*Task instructions:*
The lines below are to be quoted exactly, from the first through the one that contains "-0.49, -0.47, -0.45)]".

--- start Data section ---

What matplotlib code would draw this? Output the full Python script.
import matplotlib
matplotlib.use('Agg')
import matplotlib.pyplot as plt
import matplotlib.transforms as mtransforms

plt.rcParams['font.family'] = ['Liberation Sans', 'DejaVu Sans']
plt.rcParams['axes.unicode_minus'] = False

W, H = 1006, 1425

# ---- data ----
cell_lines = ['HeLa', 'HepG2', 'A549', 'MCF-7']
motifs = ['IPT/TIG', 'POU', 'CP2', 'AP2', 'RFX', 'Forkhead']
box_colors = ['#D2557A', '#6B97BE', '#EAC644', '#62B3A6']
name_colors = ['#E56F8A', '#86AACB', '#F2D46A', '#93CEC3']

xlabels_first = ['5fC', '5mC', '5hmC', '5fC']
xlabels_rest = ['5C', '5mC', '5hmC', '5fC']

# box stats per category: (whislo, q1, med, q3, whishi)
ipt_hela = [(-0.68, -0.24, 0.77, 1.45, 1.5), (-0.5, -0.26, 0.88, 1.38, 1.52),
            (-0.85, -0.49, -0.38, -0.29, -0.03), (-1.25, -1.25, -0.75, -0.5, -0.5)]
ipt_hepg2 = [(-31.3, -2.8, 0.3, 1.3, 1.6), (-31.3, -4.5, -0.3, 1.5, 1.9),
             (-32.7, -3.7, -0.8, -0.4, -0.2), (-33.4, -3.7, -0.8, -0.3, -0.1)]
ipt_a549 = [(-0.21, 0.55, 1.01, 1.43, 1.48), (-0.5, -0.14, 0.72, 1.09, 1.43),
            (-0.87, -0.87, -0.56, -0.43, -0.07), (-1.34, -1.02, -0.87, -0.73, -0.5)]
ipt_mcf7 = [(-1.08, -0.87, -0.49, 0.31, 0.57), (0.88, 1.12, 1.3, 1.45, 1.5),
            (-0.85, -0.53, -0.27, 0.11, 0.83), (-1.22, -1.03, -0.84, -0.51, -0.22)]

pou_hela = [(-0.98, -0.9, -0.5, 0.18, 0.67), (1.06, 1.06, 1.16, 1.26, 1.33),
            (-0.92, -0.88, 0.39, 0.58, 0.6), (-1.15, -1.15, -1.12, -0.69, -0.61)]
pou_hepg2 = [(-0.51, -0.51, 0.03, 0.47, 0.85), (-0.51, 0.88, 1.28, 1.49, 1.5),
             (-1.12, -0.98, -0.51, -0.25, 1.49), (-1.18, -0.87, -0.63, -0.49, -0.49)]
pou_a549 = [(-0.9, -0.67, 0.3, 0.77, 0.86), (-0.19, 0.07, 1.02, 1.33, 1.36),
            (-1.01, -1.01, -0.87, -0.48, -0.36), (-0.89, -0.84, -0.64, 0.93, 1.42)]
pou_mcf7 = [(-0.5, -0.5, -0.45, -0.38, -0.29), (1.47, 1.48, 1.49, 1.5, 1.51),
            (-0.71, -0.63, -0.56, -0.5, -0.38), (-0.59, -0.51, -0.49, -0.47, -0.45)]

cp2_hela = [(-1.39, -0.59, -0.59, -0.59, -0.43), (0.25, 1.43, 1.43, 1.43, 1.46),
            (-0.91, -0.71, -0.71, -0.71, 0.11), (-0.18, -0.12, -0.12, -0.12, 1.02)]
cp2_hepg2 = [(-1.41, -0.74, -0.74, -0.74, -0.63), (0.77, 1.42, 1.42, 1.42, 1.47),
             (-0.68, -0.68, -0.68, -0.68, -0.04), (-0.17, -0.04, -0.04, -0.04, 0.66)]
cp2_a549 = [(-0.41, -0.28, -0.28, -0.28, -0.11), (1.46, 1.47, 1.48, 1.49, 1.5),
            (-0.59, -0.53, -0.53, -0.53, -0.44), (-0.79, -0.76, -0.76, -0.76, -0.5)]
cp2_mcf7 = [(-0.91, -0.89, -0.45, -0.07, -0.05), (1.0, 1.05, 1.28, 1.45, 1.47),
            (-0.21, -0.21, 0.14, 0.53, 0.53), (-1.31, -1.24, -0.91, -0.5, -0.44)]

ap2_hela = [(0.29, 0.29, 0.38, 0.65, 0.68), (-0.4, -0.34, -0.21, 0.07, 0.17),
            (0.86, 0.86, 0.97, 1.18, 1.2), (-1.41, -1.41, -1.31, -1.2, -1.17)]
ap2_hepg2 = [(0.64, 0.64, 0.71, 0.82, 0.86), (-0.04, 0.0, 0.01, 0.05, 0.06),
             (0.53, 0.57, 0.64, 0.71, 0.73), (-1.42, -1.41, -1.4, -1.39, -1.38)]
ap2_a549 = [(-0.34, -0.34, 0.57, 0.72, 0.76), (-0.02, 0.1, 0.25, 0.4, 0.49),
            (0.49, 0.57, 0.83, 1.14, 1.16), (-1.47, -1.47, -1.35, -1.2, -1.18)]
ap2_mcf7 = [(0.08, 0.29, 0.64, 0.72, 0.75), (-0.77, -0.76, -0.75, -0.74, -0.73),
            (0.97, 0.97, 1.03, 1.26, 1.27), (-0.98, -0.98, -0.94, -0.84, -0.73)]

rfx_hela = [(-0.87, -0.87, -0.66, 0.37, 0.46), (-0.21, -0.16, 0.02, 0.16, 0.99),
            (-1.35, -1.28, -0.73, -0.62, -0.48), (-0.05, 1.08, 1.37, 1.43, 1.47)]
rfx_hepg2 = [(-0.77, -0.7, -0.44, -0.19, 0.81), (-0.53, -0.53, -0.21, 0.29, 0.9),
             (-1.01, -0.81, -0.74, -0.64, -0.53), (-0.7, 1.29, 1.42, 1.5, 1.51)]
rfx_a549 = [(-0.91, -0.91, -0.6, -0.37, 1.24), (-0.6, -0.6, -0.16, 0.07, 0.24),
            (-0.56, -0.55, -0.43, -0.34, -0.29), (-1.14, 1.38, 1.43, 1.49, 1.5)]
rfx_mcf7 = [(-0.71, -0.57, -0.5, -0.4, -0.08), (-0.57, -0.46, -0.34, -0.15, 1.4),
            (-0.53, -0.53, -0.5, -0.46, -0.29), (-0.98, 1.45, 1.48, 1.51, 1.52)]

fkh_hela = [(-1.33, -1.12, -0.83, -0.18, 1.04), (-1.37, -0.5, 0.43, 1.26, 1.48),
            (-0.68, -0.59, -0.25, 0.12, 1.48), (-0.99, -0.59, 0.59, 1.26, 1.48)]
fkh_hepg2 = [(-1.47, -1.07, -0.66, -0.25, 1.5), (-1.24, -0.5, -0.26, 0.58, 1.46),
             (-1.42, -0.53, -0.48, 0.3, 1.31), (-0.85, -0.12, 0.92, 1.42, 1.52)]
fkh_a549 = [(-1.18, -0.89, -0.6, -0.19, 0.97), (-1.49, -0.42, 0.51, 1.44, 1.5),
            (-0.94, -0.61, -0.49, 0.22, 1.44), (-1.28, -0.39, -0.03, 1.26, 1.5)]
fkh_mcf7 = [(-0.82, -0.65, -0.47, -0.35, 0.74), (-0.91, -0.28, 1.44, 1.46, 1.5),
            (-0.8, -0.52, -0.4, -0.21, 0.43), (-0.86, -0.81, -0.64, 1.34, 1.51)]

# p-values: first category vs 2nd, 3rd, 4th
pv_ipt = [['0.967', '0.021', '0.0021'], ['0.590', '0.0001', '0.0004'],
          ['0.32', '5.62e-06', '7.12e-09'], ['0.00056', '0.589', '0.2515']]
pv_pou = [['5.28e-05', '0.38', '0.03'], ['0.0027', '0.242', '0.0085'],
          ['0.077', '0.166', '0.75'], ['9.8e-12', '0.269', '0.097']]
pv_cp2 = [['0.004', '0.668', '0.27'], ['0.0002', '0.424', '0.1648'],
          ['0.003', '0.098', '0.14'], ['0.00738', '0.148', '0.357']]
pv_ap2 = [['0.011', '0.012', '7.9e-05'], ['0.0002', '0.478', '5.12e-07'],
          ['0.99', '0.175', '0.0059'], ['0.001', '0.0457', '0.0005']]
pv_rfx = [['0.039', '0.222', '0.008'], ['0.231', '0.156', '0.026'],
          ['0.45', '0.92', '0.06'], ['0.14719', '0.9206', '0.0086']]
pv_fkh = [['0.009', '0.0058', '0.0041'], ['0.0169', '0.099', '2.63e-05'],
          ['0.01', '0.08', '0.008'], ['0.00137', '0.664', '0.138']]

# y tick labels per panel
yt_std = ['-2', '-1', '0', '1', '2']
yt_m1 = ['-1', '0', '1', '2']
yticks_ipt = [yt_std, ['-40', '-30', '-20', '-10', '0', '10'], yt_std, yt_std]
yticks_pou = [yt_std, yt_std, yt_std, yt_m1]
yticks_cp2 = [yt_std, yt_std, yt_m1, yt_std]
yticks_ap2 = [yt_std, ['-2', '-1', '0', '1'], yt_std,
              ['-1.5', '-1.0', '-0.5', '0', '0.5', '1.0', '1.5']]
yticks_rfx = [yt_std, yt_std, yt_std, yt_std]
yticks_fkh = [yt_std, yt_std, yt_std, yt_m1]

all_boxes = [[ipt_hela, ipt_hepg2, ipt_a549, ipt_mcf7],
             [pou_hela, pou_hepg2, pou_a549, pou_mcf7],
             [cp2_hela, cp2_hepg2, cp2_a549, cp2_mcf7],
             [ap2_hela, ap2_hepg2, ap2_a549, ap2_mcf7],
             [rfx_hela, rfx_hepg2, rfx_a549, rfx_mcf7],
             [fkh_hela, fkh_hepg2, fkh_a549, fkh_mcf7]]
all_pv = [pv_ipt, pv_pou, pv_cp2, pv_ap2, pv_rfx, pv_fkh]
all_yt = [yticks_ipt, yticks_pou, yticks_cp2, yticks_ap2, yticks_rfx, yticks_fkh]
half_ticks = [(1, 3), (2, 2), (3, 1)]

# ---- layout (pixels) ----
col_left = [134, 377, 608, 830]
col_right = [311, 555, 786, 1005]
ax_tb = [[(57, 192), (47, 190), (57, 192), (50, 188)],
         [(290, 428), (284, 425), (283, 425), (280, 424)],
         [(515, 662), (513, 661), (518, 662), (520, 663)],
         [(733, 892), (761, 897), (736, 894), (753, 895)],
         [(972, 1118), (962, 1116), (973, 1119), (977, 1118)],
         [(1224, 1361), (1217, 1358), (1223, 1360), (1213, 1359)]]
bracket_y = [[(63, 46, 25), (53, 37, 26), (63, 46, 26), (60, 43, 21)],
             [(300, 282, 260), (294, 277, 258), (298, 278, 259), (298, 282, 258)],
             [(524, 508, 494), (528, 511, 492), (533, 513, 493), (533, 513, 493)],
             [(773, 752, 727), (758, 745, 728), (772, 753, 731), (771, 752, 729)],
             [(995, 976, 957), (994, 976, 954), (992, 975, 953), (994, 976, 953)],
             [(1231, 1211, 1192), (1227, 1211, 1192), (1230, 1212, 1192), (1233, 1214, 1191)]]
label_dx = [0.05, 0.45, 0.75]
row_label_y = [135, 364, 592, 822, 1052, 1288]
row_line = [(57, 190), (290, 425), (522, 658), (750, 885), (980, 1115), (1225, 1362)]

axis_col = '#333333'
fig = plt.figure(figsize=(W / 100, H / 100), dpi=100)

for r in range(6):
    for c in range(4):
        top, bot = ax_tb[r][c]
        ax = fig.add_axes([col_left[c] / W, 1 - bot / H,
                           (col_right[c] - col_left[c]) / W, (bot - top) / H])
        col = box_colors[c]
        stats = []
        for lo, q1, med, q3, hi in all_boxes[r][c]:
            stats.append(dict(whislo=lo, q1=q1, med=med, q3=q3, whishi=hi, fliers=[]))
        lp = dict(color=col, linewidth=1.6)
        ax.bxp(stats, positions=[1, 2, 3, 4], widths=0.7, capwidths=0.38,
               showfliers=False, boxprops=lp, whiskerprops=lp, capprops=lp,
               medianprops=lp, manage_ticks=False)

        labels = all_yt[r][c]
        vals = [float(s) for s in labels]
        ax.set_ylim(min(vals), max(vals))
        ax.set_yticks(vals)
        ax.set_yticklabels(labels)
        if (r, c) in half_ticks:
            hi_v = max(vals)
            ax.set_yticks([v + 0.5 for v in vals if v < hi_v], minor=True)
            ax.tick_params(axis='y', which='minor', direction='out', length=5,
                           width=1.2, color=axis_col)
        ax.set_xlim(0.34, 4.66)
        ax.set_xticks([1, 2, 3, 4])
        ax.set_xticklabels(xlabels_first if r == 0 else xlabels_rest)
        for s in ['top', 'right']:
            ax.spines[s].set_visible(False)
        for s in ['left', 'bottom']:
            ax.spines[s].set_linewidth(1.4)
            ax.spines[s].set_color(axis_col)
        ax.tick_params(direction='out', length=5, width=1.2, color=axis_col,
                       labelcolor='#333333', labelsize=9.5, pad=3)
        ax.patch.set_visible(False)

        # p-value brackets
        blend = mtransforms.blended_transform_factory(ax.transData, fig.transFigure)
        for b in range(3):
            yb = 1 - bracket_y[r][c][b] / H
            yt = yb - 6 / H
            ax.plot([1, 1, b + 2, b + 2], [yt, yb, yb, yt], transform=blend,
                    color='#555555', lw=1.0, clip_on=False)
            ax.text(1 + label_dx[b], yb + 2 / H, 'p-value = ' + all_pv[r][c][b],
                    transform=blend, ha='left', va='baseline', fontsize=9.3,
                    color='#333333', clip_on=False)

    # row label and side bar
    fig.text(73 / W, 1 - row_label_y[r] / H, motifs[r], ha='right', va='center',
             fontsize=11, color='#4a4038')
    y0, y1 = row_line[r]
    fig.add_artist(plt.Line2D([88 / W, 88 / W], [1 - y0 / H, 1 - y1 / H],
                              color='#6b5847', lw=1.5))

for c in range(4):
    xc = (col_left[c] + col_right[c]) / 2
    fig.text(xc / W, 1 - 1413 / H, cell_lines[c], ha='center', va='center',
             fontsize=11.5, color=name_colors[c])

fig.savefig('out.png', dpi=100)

--- end Data section ---

*Output below:*
What matplotlib code would draw this? Output the full Python script.
import matplotlib
matplotlib.use('Agg')
import matplotlib.pyplot as plt
import matplotlib.transforms as mtransforms

plt.rcParams['font.family'] = ['Liberation Sans', 'DejaVu Sans']
plt.rcParams['axes.unicode_minus'] = False

W, H = 1006, 1425

# ---- data ----
cell_lines = ['HeLa', 'HepG2', 'A549', 'MCF-7']
motifs = ['IPT/TIG', 'POU', 'CP2', 'AP2', 'RFX', 'Forkhead']
box_colors = ['#D2557A', '#6B97BE', '#EAC644', '#62B3A6']
name_colors = ['#E56F8A', '#86AACB', '#F2D46A', '#93CEC3']

xlabels_first = ['5fC', '5mC', '5hmC', '5fC']
xlabels_rest = ['5C', '5mC', '5hmC', '5fC']

# box stats per category: (whislo, q1, med, q3, whishi)
ipt_hela = [(-0.68, -0.24, 0.77, 1.45, 1.5), (-0.5, -0.26, 0.88, 1.38, 1.52),
            (-0.85, -0.49, -0.38, -0.29, -0.03), (-1.25, -1.25, -0.75, -0.5, -0.5)]
ipt_hepg2 = [(-31.3, -2.8, 0.3, 1.3, 1.6), (-31.3, -4.5, -0.3, 1.5, 1.9),
             (-32.7, -3.7, -0.8, -0.4, -0.2), (-33.4, -3.7, -0.8, -0.3, -0.1)]
ipt_a549 = [(-0.21, 0.55, 1.01, 1.43, 1.48), (-0.5, -0.14, 0.72, 1.09, 1.43),
            (-0.87, -0.87, -0.56, -0.43, -0.07), (-1.34, -1.02, -0.87, -0.73, -0.5)]
ipt_mcf7 = [(-1.08, -0.87, -0.49, 0.31, 0.57), (0.88, 1.12, 1.3, 1.45, 1.5),
            (-0.85, -0.53, -0.27, 0.11, 0.83), (-1.22, -1.03, -0.84, -0.51, -0.22)]

pou_hela = [(-0.98, -0.9, -0.5, 0.18, 0.67), (1.06, 1.06, 1.16, 1.26, 1.33),
            (-0.92, -0.88, 0.39, 0.58, 0.6), (-1.15, -1.15, -1.12, -0.69, -0.61)]
pou_hepg2 = [(-0.51, -0.51, 0.03, 0.47, 0.85), (-0.51, 0.88, 1.28, 1.49, 1.5),
             (-1.12, -0.98, -0.51, -0.25, 1.49), (-1.18, -0.87, -0.63, -0.49, -0.49)]
pou_a549 = [(-0.9, -0.67, 0.3, 0.77, 0.86), (-0.19, 0.07, 1.02, 1.33, 1.36),
            (-1.01, -1.01, -0.87, -0.48, -0.36), (-0.89, -0.84, -0.64, 0.93, 1.42)]
pou_mcf7 = [(-0.5, -0.5, -0.45, -0.38, -0.29), (1.47, 1.48, 1.49, 1.5, 1.51),
            (-0.71, -0.63, -0.56, -0.5, -0.38), (-0.59, -0.51, -0.49, -0.47, -0.45)]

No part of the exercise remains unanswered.